Seller Hub - start bulk listings
Seller Hub - bulk listing count
03-12-2021 10:40 AM
@shipscript I’m reading and absorbing this information.
Can I use dropbox URLs for my images?
@shipscript personally for you, thank you so much for your help and patience. I’m hoping when I get back on the desktop that I still have those CSV‘s from two years ago. Some of my rules or extra pages or even a few products might be similar to what I’m going to sell now. I’m not sure.
03-12-2021 11:38 AM
You are welcome, I am happy to help.
Dropbox had worked as an image host in the past, but it appears they closed the "public" window in Sept 2017 to stop that abuse. So no more Dropbox.
https://community.ebay.com/t5/Archive-Tools-Apps/FIle-Exchange-image-self-hosting/td-p/27449375/
Many of the free image hosts (that once supported eBay) stopped offering free hosting at the same time, all due to eBay's active content rules that prevented link-backs to the hosting company for monetizing their services. When once-free image hosts began charging a fee for hosting, many sellers moved to their own websites for the same amount of money.
03-12-2021 01:04 PM
@shipscript so the bottom line is that I need my own website to host my images?
03-12-2021 01:34 PM
I read the discussion you referenced about image storage and am overwhelmed.
If image uploads are free when I create listings with the new listing tool, that's what I'll use.
03-12-2021 05:08 PM
Because the free image hosts dried up and most are now pay hosts, a personal website appeared to be a cost effective alternative for some. But you could still use a pay host like Photobucket.
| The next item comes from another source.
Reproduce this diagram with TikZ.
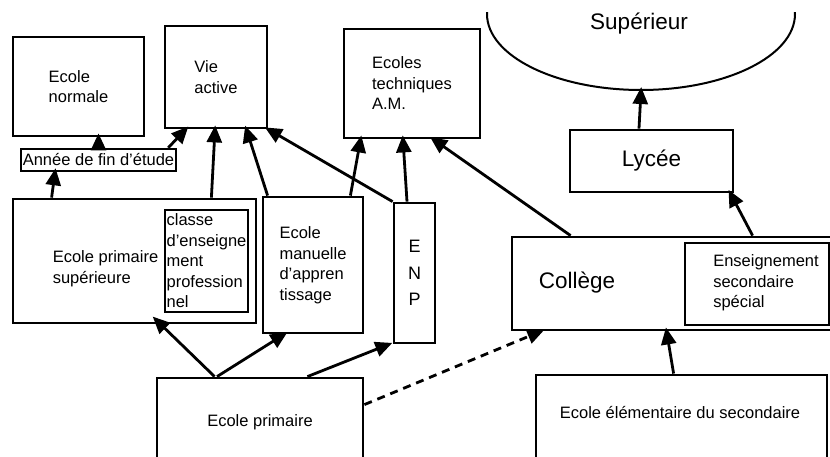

Or try to use google storage while still free.
Many will find it more comfortable to upload directly from desktop or phone to the eBay Listing. You can upload photos as a post-processing step to File Exchange, or it can be handled in the Seller Hub bulk lister. Alternatively, you can use the new Unified listing tool and create listings one at a time. Remember that Sell-Similar is still available, regardless of which desktop or phone tool you use.
03-12-2021 06:50 PM
Thank you for all the options. Once I experiment with a few of them, I’ll let you know what I finally decide on. It looks like I’m going to do this on the desktop.